4 p.m. in the Marais by H.Richer.
The migraine has left painless bliss, like dawn after the dark. He is no longer near, rain rattles in the courtyard. She wants to be beyond reach, beyond complications, beyond questioning. For a while, alone. The bed is warm, like a mother’s embrace in the night. She stretches, leaving sleep behind, clear and light-headed, inside the windows, drifting from a dream of home. Awake life seems kicked in, like a mosquito bite scratched to blood. He is no longer near, rain rattles in the courtyard. Feeling like a scared and crying child, not sweet, not simple, before consciousness.
Alone for a while.
The bed is warm, like his breath when he whispers foreign love, in the hollow of her white neck, like his dark smooth skin radiating and caressing hers. But she’s been balancing between for too long. She wants bedtime stories to tell, and in the telling return in time to a mother’s embrace in the night.

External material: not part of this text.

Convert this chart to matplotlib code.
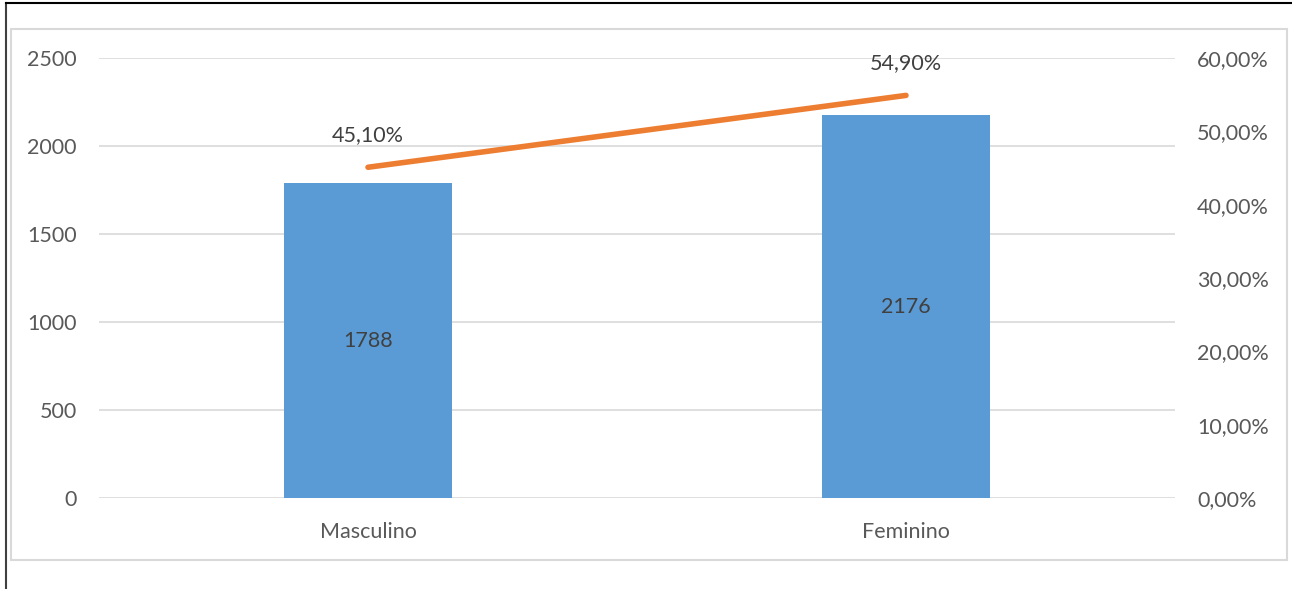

Thank you, you’ve been really busy on my blog. I just looked up sestina :). I studied poetry, but don’t remember much about the different form constraints. For me this is a piece of flash fiction, but a lot of contemporary ‘poetry’ doesn’t follow any form.
The rhythm of this piece reminds of a sestina. Have you written one before? I really enjoyed the rhythms here. Light and dreamy.